> **Given material**
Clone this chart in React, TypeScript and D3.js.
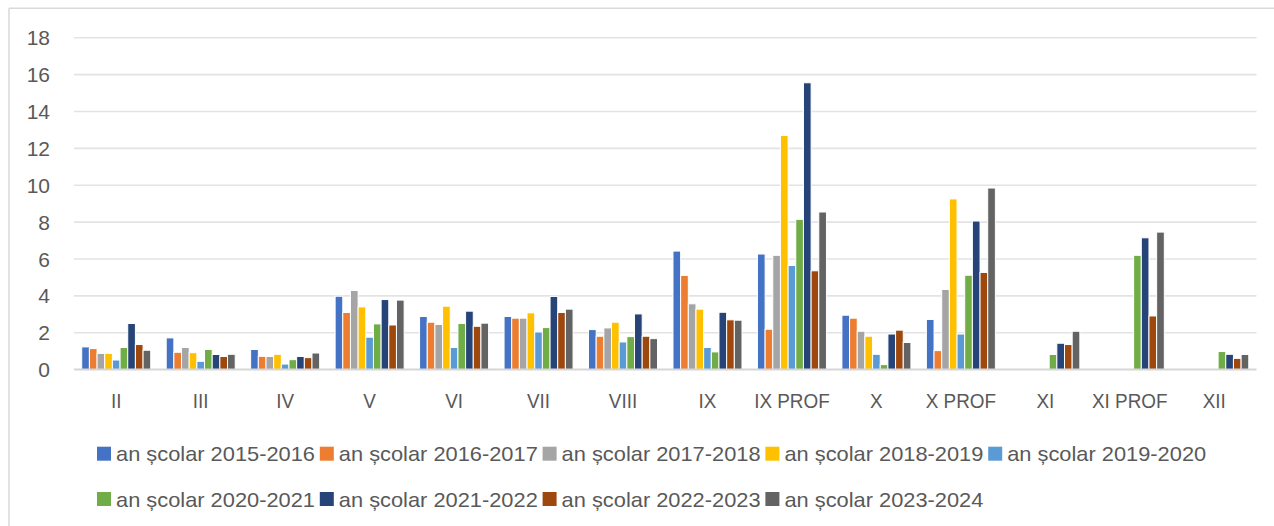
import React from "react";
import * as d3 from "d3";

const categories = ["II", "III", "IV", "V", "VI", "VII", "VIII", "IX", "IX PROF", "X", "X PROF", "XI", "XI PROF", "XII"];

const seriesNames = [
  "an școlar 2015-2016",
  "an școlar 2016-2017",
  "an școlar 2017-2018",
  "an școlar 2018-2019",
  "an școlar 2019-2020",
  "an școlar 2020-2021",
  "an școlar 2021-2022",
  "an școlar 2022-2023",
  "an școlar 2023-2024",
];

const s2015 = [1.23, 1.72, 1.09, 3.98, 2.88, 2.88, 2.17, 6.43, 6.27, 2.95, 2.72, null, null, null];
const s2016 = [1.14, 0.94, 0.72, 3.1, 2.57, 2.79, 1.81, 5.11, 2.19, 2.79, 1.03, null, null, null];
const s2017 = [0.88, 1.2, 0.71, 4.29, 2.45, 2.79, 2.26, 3.57, 6.2, 2.08, 4.35, null, null, null];
const s2018 = [0.88, 0.92, 0.83, 3.4, 3.44, 3.08, 2.57, 3.28, 12.7, 1.81, 9.26, null, null, null];
const s2019 = [0.52, 0.45, 0.3, 1.76, 1.2, 2.04, 1.5, 1.2, 5.65, 0.83, 1.93, null, null, null];
const s2020 = [1.2, 1.09, 0.54, 2.48, 2.5, 2.28, 1.79, 0.96, 8.15, 0.27, 5.12, 0.82, 6.2, 0.98];
const s2021 = [2.5, 0.82, 0.71, 3.8, 3.17, 3.97, 3.02, 3.11, 15.56, 1.93, 8.06, 1.43, 7.15, 0.83];
const s2022 = [1.36, 0.71, 0.65, 2.42, 2.35, 3.1, 1.81, 2.7, 5.36, 2.14, 5.27, 1.36, 2.91, 0.61];
const s2023 = [1.05, 0.83, 0.9, 3.77, 2.52, 3.28, 1.68, 2.68, 8.55, 1.47, 9.85, 2.08, 7.46, 0.82];

const seriesValues = [s2015, s2016, s2017, s2018, s2019, s2020, s2021, s2022, s2023];

const colors = ["#4472C4", "#ED7D31", "#A5A5A5", "#FFC000", "#5B9BD5", "#70AD47", "#264478", "#9E480E", "#636363"];

const yTicks = [0, 2, 4, 6, 8, 10, 12, 14, 16, 18];

const W = 1274;
const H = 526;
const FONT = "'Liberation Sans', Arial, sans-serif";
const TEXT = "#595959";

export default function App() {
  const x0 = d3
    .scaleBand<string>()
    .domain(categories)
    .range([74, 1256.5])
    .paddingInner(0.183)
    .paddingOuter(0.0915);
  const x1 = d3
    .scaleBand<number>()
    .domain(d3.range(seriesNames.length))
    .range([0, x0.bandwidth()]);
  const y = d3.scaleLinear().domain([0, 18]).range([369.6, 37.8]);

  const legendRows = [
    [0, 1, 2, 3, 4],
    [5, 6, 7, 8],
  ];
  const legendRowY = [453.7, 499];
  const legendX0 = 97;
  const legendPitch = 222.8;

  return (
    <svg
      width={W}
      height={H}
      style={{ position: "absolute", left: 0, top: 0, background: "#fff" }}
      fontFamily={FONT}
    >
      <rect x={0} y={0} width={W} height={H} fill="#fff" />
      {/* outer frame */}
      <line x1={9} x2={W} y1={8.3} y2={8.3} stroke="#d9d9d9" strokeWidth={1.5} />
      <line x1={9} x2={9} y1={8.3} y2={H} stroke="#d9d9d9" strokeWidth={1.5} />

      {/* gridlines */}
      {yTicks.map((t) =>
        t === 0 ? null : (
          <line key={t} x1={74} x2={1256.5} y1={y(t)} y2={y(t)} stroke="#e3e3e3" strokeWidth={1.6} />
        )
      )}

      {/* y tick labels */}
      {yTicks.map((t) => (
        <text
          key={t}
          x={50}
          y={y(t)}
          textAnchor="end"
          dominantBaseline="central"
          fontSize={21}
          fill={TEXT}
        >
          {t}
        </text>
      ))}

      {/* bars */}
      {categories.map((c, ci) => (
        <g key={c} transform={`translate(${x0(c)},0)`}>
          {seriesValues.map((vals, si) => {
            const v = vals[ci];
            if (v == null || v === 0) return null;
            return (
              <rect
                key={si}
                x={x1(si)}
                y={y(v)}
                width={x1.bandwidth()}
                height={y(0) - y(v)}
                fill={colors[si]}
                stroke="#fff"
                strokeWidth={1}
              />
            );
          })}
        </g>
      ))}

      {/* axis line */}
      <line x1={74} x2={1256.5} y1={y(0)} y2={y(0)} stroke="#d6d6d6" strokeWidth={2} />

      {/* category labels */}
      {categories.map((c) => {
        const cx = (x0(c) as number) + x0.bandwidth() / 2;
        return (
          <text
            key={c}
            transform={`translate(${cx},400.5) scale(0.9,1)`}
            textAnchor="middle"
            dominantBaseline="central"
            fontSize={21}
            fill={TEXT}
          >
            {c}
          </text>
        );
      })}

      {/* legend */}
      {legendRows.map((row, ri) =>
        row.map((si, k) => {
          const lx = legendX0 + k * legendPitch;
          const ly = legendRowY[ri];
          return (
            <g key={si}>
              <rect x={lx} y={ly - 7} width={14} height={14} fill={colors[si]} />
              <text
                x={lx + 19}
                y={ly}
                dominantBaseline="central"
                fontSize={21}
                fill={TEXT}
                textLength={199}
                lengthAdjust="spacingAndGlyphs"
              >
                {seriesNames[si]}
              </text>
            </g>
          );
        })
      )}
    </svg>
  );
}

> **What you have to do**
Set down the material above as is, without any pictures.

> **Full response**
Clone this chart in React, TypeScript and D3.js.
import React from "react";
import * as d3 from "d3";

const categories = ["II", "III", "IV", "V", "VI", "VII", "VIII", "IX", "IX PROF", "X", "X PROF", "XI", "XI PROF", "XII"];

const seriesNames = [
  "an școlar 2015-2016",
  "an școlar 2016-2017",
  "an școlar 2017-2018",
  "an școlar 2018-2019",
  "an școlar 2019-2020",
  "an școlar 2020-2021",
  "an școlar 2021-2022",
  "an școlar 2022-2023",
  "an școlar 2023-2024",
];

const s2015 = [1.23, 1.72, 1.09, 3.98, 2.88, 2.88, 2.17, 6.43, 6.27, 2.95, 2.72, null, null, null];
const s2016 = [1.14, 0.94, 0.72, 3.1, 2.57, 2.79, 1.81, 5.11, 2.19, 2.79, 1.03, null, null, null];
const s2017 = [0.88, 1.2, 0.71, 4.29, 2.45, 2.79, 2.26, 3.57, 6.2, 2.08, 4.35, null, null, null];
const s2018 = [0.88, 0.92, 0.83, 3.4, 3.44, 3.08, 2.57, 3.28, 12.7, 1.81, 9.26, null, null, null];
const s2019 = [0.52, 0.45, 0.3, 1.76, 1.2, 2.04, 1.5, 1.2, 5.65, 0.83, 1.93, null, null, null];
const s2020 = [1.2, 1.09, 0.54, 2.48, 2.5, 2.28, 1.79, 0.96, 8.15, 0.27, 5.12, 0.82, 6.2, 0.98];
const s2021 = [2.5, 0.82, 0.71, 3.8, 3.17, 3.97, 3.02, 3.11, 15.56, 1.93, 8.06, 1.43, 7.15, 0.83];
const s2022 = [1.36, 0.71, 0.65, 2.42, 2.35, 3.1, 1.81, 2.7, 5.36, 2.14, 5.27, 1.36, 2.91, 0.61];
const s2023 = [1.05, 0.83, 0.9, 3.77, 2.52, 3.28, 1.68, 2.68, 8.55, 1.47, 9.85, 2.08, 7.46, 0.82];

const seriesValues = [s2015, s2016, s2017, s2018, s2019, s2020, s2021, s2022, s2023];

const colors = ["#4472C4", "#ED7D31", "#A5A5A5", "#FFC000", "#5B9BD5", "#70AD47", "#264478", "#9E480E", "#636363"];

const yTicks = [0, 2, 4, 6, 8, 10, 12, 14, 16, 18];

const W = 1274;
const H = 526;
const FONT = "'Liberation Sans', Arial, sans-serif";
const TEXT = "#595959";

export default function App() {
  const x0 = d3
    .scaleBand<string>()
    .domain(categories)
    .range([74, 1256.5])
    .paddingInner(0.183)
    .paddingOuter(0.0915);
  const x1 = d3
    .scaleBand<number>()
    .domain(d3.range(seriesNames.length))
    .range([0, x0.bandwidth()]);
  const y = d3.scaleLinear().domain([0, 18]).range([369.6, 37.8]);

  const legendRows = [
    [0, 1, 2, 3, 4],
    [5, 6, 7, 8],
  ];
  const legendRowY = [453.7, 499];
  const legendX0 = 97;
  const legendPitch = 222.8;

  return (
    <svg
      width={W}
      height={H}
      style={{ position: "absolute", left: 0, top: 0, background: "#fff" }}
      fontFamily={FONT}
    >
      <rect x={0} y={0} width={W} height={H} fill="#fff" />
      {/* outer frame */}
      <line x1={9} x2={W} y1={8.3} y2={8.3} stroke="#d9d9d9" strokeWidth={1.5} />
      <line x1={9} x2={9} y1={8.3} y2={H} stroke="#d9d9d9" strokeWidth={1.5} />

      {/* gridlines */}
      {yTicks.map((t) =>
        t === 0 ? null : (
          <line key={t} x1={74} x2={1256.5} y1={y(t)} y2={y(t)} stroke="#e3e3e3" strokeWidth={1.6} />
        )
      )}

      {/* y tick labels */}
      {yTicks.map((t) => (
        <text
          key={t}
          x={50}
          y={y(t)}
          textAnchor="end"
          dominantBaseline="central"
          fontSize={21}
          fill={TEXT}
        >
          {t}
        </text>
      ))}

      {/* bars */}
      {categories.map((c, ci) => (
        <g key={c} transform={`translate(${x0(c)},0)`}>
          {seriesValues.map((vals, si) => {
            const v = vals[ci];
            if (v == null || v === 0) return null;
            return (
              <rect
                key={si}
                x={x1(si)}
                y={y(v)}
                width={x1.bandwidth()}
                height={y(0) - y(v)}
                fill={colors[si]}
                stroke="#fff"
                strokeWidth={1}
              />
            );
          })}
        </g>
      ))}

      {/* axis line */}
      <line x1={74} x2={1256.5} y1={y(0)} y2={y(0)} stroke="#d6d6d6" strokeWidth={2} />

      {/* category labels */}
      {categories.map((c) => {
        const cx = (x0(c) as number) + x0.bandwidth() / 2;
        return (
          <text
            key={c}
            transform={`translate(${cx},400.5) scale(0.9,1)`}
            textAnchor="middle"
            dominantBaseline="central"
            fontSize={21}
            fill={TEXT}
          >
            {c}
          </text>
        );
      })}

      {/* legend */}
      {legendRows.map((row, ri) =>
        row.map((si, k) => {
          const lx = legendX0 + k * legendPitch;
          const ly = legendRowY[ri];
          return (
            <g key={si}>
              <rect x={lx} y={ly - 7} width={14} height={14} fill={colors[si]} />
              <text
                x={lx + 19}
                y={ly}
                dominantBaseline="central"
                fontSize={21}
                fill={TEXT}
                textLength={199}
                lengthAdjust="spacingAndGlyphs"
              >
                {seriesNames[si]}
              </text>
            </g>
          );
        })
      )}
    </svg>
  );
}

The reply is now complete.